Anche lo stesso concetto di nativi digitali , che a lungo è stato adoperato come etichetta per le nuove generazioni, viene sempre meno utilizzato ed è stato almeno parzialmente smontato da riflessioni autorevoli come quella di Roberto Casati - direttore di ricerca del CNRS all’Institut Nicod a Parigi - in “Contro il colonialismo digitale”. 

In vari Paesi, fra cui l’Italia, è in crescita il fenomeno dell’analfabetismo funzionale, ossia “l’incapacità di comprendere, valutare, usare e farsi coinvolgere con testi scritti per intervenire attivamente nella società ”. Colpa del digitale?

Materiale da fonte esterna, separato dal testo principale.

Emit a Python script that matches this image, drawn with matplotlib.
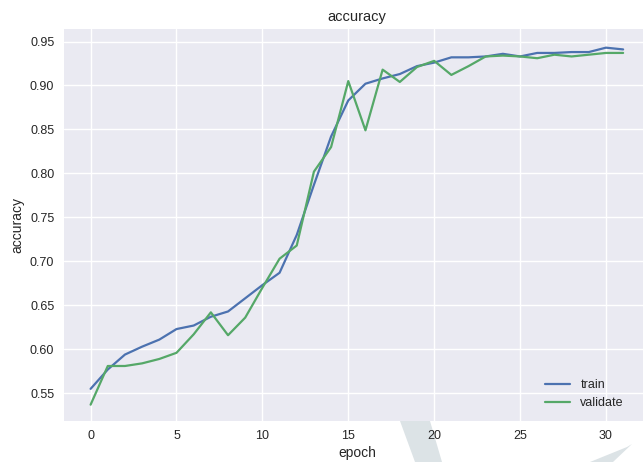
import matplotlib
matplotlib.use('Agg')
import matplotlib.pyplot as plt
from matplotlib.patches import Polygon

# accuracy per epoch
epochs = list(range(32))
train_acc = [0.555, 0.577, 0.594, 0.603, 0.611, 0.623, 0.627, 0.637, 0.643, 0.658,
             0.673, 0.687, 0.730, 0.787, 0.842, 0.883, 0.902, 0.908, 0.913, 0.922,
             0.926, 0.932, 0.932, 0.933, 0.936, 0.933, 0.937, 0.937, 0.938, 0.938,
             0.943, 0.941]
val_acc = [0.537, 0.581, 0.581, 0.584, 0.589, 0.596, 0.617, 0.642, 0.616, 0.636,
           0.670, 0.703, 0.718, 0.802, 0.830, 0.905, 0.849, 0.918, 0.904, 0.921,
           0.928, 0.912, 0.922, 0.933, 0.934, 0.933, 0.931, 0.935, 0.933, 0.935,
           0.937, 0.937]

plt.style.use('seaborn-v0_8')
plt.rcParams['font.family'] = ['Liberation Sans', 'DejaVu Sans']
plt.rcParams['xtick.labelsize'] = 9
plt.rcParams['ytick.labelsize'] = 9

fig = plt.figure(figsize=(6.43, 4.62), dpi=100)
ax = fig.add_axes([0.0995, 0.0898, 0.911, 0.847])

ax.plot(epochs, train_acc, color='#4C72B0', lw=1.6, label='train')
ax.plot(epochs, val_acc, color='#55A868', lw=1.6, label='validate')

ax.set_title('accuracy', fontsize=10.5, color='#262626')
ax.set_xlabel('epoch', fontsize=10, color='#262626', labelpad=3)
ax.set_ylabel('accuracy', fontsize=10, color='#262626', labelpad=4)
ax.set_yticks([0.55, 0.60, 0.65, 0.70, 0.75, 0.80, 0.85, 0.90, 0.95])
ax.set_ylim(0.519, 0.964)
ax.legend(loc='lower right', fontsize=9, bbox_to_anchor=(0.975, 0.0))

# faint watermark strokes below the plot (behind the axes)
W, H = 643, 462
marks = [
    [(400, 421), (430, 421), (442, 462), (415, 462)],
    [(627, 447), (632, 444), (613, 462), (590, 462)],
]
for pts in marks:
    fig.patches.append(Polygon([(x / W, 1 - y / H) for x, y in pts], closed=True,
                               transform=fig.transFigure, facecolor='#dce3e6',
                               edgecolor='none', zorder=-1))

fig.savefig('out.png', dpi=100, facecolor='white')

No, questo Dominici non lo sostiene, rifiutando in maniera consapevole la trita dicotomia fra apocalittici ed integrati. 

La questione non è quella di essere pro o contro il digitale, ma come spiega l’autore, di non “cedere alla tentazione del determinismo tecnologico”, che spiega e giustifica tutto. Il computer, i tablet e gli smartphone sono strumenti fantastici, a patto di non delegare soltanto ad essi la formazione e l’acculturazione degli individui. Quello che conta, insomma non è solo il semplice accesso alle informazioni, ma la creazione di “teste ben fatte”, capaci di analisi critica e autocritica.